Coal seams are embedded into other sedimentary structures, such as sands, clays and shales. In coal seam gas reservoir engineering, structures such as layering, fractures, cleat orientations, porosity and fluids within the cleats have an important effect on production. The interpretation of 3D seismic surveys in terms of these fractures characteristics is of great interest.

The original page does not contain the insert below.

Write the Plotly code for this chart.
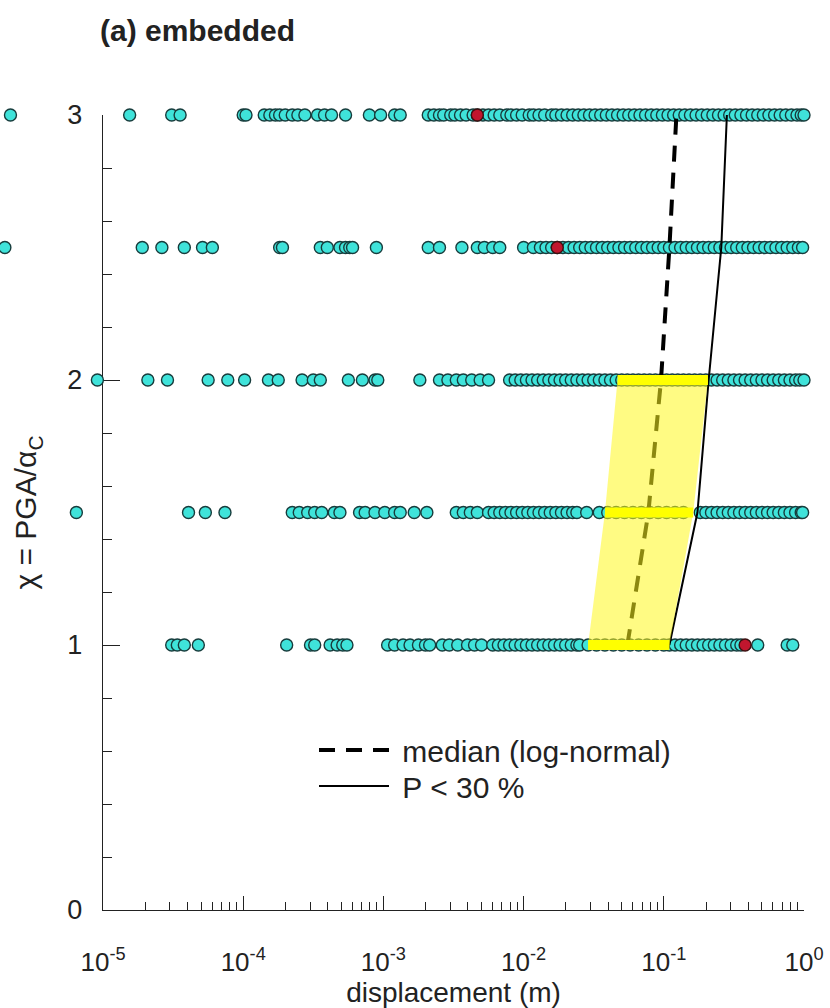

Weak anisotropy is commonly described using Thomsen-style parameters. From seismic survey data, values for Thomsen-style parameters are determined, usually through non-hyperbolic normal moveout (NMO) and azimuth gathers. The interpretation of the parameters in terms of fracture characteristics is based on restrictive assumptions; sparse, non-interacting, disk-shaped fractures are commonly assumed in cases where fracture geometry is not required. This paper investigates the effect of 3D fracture geometry in coal seams on the effective 3D anisotropic elasticity parameters using a numerical approach. We show some first results to verify existing, commonly used elastic models for fractured media, derived under restrictive assumption and then test their validity for more realistic scenarios; fracture distributions and densities, and material-filled cleats. Our study will help to provide a more reliable interpretation of Thomsen-style parameters obtained from seismic survey data.

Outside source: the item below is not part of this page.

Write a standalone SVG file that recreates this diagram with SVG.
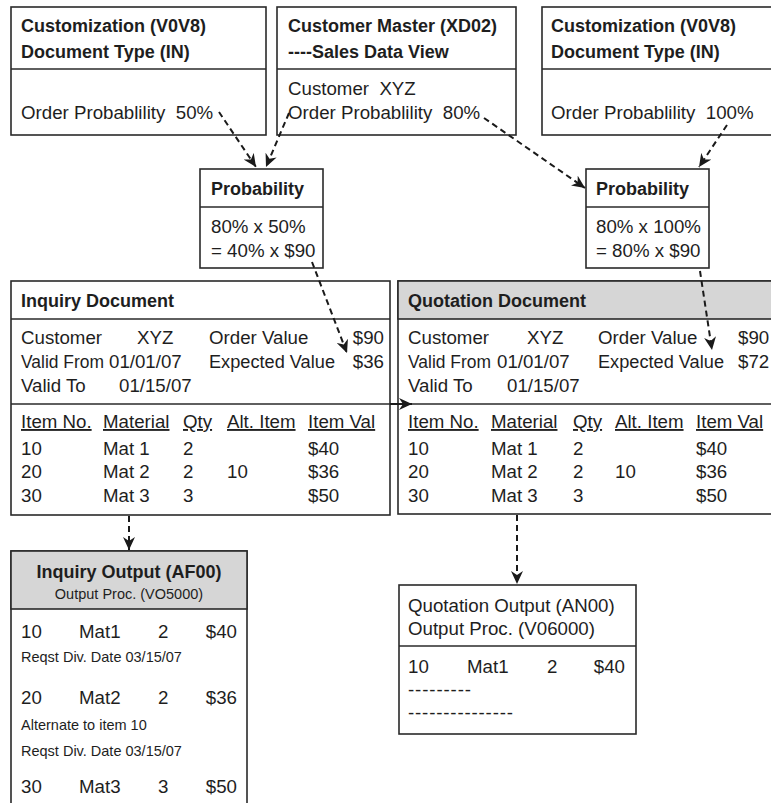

The impact of cleats, and other small-scale structures, on the elastic properties of coal is investigated using the discrete element method (DEM). The method is capable of simulating complex fracture distributions, surface roughness and orientations on different spatial scales. Firstly, DEM is calibrated by performing uni-axial compression testing and shearing testing on a virtual coal sample, to determine values for macroscopic model parameters for intact coal. Then, cleats with different fracture densities and occupying materials are added. From these tests, we are able to validate commonly-used elasticity models for fractured media (e.g., Linear-slip models and Hudson's model), which is of first order in fracture density.